WHAT TO DO:
Copy all lines of the listing that include the string "source".

DATA FOR PROCESSING:

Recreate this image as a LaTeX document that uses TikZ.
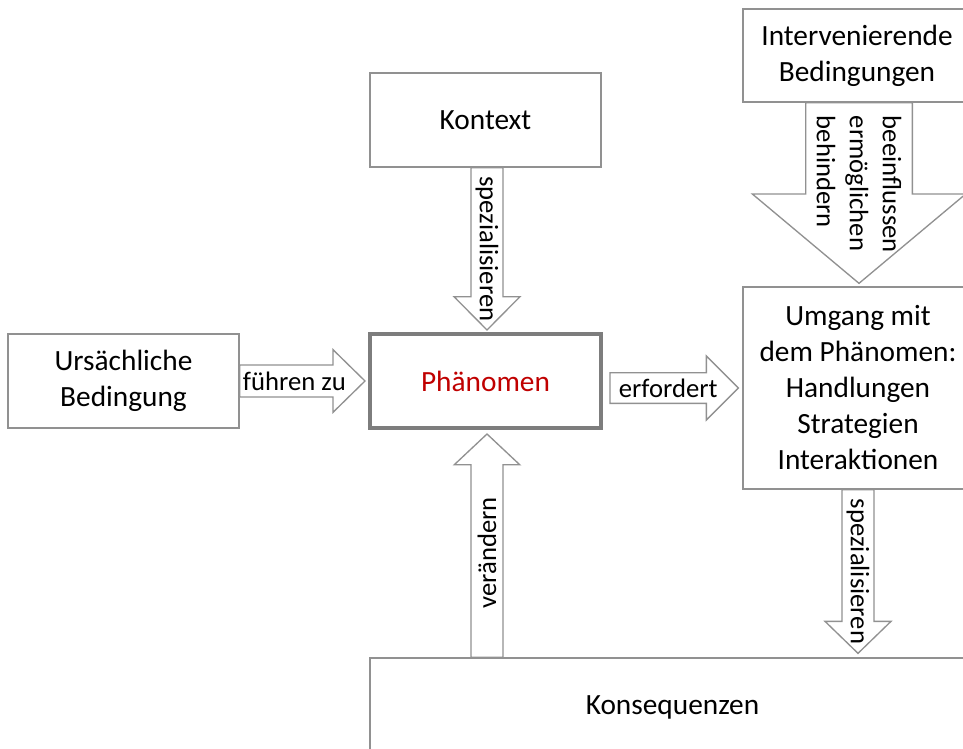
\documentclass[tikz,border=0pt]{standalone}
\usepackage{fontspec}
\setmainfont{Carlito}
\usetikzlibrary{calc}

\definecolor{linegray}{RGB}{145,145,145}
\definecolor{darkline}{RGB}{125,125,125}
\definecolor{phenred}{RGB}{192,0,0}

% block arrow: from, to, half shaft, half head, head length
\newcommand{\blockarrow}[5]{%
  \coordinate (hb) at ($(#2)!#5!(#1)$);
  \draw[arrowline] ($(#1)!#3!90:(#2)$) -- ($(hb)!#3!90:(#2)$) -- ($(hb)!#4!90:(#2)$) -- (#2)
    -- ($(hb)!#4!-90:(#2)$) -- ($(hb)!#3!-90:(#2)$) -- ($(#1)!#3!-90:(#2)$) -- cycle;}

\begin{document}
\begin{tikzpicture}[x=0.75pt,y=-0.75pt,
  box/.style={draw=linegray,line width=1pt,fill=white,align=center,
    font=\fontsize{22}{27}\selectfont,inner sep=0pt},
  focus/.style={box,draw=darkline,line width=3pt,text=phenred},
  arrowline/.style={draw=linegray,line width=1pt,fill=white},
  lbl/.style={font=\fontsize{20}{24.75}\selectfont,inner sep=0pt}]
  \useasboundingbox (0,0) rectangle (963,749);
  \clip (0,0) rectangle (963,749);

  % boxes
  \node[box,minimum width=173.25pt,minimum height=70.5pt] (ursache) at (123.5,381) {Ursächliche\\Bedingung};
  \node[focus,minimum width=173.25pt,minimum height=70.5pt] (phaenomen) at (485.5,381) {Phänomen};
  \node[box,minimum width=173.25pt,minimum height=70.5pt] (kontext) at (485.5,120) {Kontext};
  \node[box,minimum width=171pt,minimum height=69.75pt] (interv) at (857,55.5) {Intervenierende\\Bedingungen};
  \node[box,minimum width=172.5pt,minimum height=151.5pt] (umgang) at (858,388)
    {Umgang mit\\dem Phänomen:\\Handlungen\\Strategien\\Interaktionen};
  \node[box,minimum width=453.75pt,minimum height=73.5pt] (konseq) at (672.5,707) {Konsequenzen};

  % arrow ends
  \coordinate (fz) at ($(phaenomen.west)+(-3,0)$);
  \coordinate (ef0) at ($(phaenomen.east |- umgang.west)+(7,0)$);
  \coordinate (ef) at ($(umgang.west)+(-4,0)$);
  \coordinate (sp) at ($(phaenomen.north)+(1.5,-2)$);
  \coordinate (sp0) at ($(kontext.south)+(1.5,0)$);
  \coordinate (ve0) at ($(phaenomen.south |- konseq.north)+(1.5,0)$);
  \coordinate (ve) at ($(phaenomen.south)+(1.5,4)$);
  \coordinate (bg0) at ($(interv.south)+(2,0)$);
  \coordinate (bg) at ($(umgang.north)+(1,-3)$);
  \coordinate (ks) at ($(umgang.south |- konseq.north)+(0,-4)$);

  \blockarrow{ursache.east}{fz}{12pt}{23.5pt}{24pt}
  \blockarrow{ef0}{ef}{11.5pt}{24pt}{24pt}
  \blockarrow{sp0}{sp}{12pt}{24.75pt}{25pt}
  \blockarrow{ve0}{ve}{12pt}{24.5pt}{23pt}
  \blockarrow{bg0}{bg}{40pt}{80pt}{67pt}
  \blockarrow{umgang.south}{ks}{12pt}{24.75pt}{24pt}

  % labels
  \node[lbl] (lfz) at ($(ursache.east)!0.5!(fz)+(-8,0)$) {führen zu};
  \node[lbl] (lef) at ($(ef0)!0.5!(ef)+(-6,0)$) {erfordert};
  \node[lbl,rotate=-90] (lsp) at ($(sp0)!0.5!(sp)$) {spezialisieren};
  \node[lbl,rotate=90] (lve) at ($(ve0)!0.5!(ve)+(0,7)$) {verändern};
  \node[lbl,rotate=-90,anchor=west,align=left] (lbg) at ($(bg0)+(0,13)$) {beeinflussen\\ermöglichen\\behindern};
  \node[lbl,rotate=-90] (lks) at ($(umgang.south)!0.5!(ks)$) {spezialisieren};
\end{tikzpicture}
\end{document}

* * *

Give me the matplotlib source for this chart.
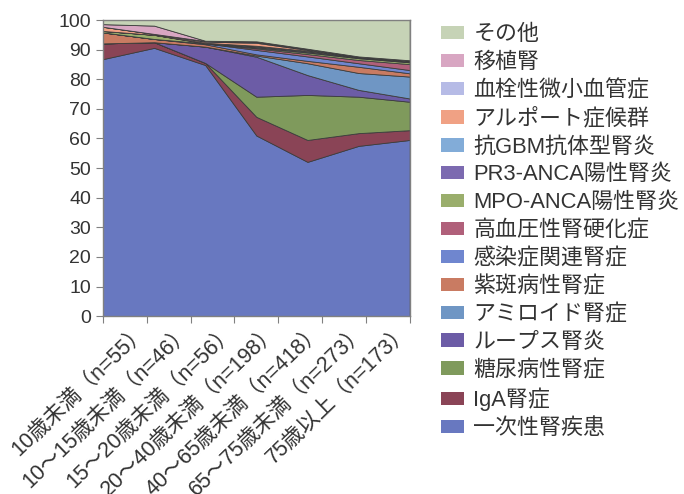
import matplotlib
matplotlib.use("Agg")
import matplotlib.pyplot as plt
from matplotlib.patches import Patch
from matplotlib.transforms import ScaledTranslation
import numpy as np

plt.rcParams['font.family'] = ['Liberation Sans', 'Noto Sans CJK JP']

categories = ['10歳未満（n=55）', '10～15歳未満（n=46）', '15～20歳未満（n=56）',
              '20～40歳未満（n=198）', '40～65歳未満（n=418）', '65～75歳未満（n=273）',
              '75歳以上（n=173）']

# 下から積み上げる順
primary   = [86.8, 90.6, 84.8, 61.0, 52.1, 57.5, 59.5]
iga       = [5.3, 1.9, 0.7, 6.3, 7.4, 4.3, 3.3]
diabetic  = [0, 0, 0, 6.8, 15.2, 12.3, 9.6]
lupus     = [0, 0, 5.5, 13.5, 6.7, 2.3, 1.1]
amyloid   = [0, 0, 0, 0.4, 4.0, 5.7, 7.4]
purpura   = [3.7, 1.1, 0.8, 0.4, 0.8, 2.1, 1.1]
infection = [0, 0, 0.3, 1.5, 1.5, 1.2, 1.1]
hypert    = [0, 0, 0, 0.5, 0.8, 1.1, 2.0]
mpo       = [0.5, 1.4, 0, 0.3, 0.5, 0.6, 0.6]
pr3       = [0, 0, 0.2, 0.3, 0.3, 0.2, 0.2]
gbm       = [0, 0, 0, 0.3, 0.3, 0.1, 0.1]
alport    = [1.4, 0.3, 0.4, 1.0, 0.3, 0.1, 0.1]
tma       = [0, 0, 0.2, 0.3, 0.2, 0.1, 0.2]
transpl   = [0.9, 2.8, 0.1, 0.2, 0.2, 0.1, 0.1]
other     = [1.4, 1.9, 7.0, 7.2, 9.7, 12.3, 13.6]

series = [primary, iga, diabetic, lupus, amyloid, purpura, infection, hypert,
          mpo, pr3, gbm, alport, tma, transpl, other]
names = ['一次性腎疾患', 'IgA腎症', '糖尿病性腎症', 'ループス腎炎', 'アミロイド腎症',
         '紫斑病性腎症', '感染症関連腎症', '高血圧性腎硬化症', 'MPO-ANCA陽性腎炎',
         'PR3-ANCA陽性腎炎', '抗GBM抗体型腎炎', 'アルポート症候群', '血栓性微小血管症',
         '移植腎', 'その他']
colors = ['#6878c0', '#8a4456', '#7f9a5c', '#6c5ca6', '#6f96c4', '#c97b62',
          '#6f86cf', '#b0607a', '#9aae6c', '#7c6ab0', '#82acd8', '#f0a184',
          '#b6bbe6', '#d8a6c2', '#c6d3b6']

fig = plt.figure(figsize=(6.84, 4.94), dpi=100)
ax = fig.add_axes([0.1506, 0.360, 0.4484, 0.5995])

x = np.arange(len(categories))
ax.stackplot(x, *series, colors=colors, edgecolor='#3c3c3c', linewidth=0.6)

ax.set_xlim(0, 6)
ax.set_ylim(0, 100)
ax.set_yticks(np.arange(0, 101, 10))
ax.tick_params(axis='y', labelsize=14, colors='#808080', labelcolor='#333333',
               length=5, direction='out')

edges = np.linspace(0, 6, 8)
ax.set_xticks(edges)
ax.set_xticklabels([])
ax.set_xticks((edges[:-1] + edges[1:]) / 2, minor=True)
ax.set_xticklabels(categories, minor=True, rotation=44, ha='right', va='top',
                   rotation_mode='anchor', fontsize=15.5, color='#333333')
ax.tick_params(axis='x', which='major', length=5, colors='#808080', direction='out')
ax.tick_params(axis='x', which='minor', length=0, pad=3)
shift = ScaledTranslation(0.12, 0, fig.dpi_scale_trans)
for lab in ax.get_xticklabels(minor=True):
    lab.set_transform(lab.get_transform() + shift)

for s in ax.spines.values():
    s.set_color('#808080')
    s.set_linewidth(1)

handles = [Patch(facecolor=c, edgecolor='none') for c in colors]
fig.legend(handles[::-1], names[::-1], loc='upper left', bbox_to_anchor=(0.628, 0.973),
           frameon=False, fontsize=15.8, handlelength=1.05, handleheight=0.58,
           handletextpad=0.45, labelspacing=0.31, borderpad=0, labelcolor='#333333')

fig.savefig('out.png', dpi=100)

---

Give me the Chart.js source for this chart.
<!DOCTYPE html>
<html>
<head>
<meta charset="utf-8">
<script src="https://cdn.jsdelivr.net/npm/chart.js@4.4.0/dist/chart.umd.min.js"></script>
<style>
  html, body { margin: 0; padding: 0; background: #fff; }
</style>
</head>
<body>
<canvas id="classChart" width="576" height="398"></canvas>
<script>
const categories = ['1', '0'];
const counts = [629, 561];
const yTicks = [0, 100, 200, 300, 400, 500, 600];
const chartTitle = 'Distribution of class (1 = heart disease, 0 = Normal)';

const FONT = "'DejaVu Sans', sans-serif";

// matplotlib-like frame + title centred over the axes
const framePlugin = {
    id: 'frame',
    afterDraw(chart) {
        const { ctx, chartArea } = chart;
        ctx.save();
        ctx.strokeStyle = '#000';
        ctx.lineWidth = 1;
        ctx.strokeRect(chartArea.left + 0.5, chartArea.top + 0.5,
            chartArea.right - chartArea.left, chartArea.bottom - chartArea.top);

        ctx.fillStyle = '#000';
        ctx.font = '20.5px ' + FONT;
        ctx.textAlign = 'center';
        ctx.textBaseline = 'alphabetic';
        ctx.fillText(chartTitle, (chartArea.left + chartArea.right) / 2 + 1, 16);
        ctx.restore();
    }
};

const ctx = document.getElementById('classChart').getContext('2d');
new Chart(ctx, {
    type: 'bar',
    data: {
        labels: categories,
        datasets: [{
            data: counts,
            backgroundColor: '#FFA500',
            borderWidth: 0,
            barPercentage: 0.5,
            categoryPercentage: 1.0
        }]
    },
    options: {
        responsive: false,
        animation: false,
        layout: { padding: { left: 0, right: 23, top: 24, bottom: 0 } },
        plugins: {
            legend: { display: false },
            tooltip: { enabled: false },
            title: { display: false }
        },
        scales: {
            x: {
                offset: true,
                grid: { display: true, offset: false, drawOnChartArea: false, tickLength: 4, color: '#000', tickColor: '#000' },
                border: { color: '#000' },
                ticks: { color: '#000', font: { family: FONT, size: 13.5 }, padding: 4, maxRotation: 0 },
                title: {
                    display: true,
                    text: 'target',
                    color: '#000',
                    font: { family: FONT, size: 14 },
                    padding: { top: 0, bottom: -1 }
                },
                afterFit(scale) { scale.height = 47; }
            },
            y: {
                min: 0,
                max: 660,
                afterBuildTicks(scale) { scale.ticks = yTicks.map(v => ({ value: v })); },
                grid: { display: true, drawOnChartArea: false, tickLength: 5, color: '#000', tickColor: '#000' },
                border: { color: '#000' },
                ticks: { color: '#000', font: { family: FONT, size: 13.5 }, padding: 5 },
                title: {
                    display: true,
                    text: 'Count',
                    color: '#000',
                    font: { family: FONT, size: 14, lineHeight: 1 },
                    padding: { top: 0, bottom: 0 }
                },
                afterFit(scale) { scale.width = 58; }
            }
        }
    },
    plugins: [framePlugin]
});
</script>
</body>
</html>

FINAL RESULT:
Give me the matplotlib source for this chart.
Give me the Chart.js source for this chart.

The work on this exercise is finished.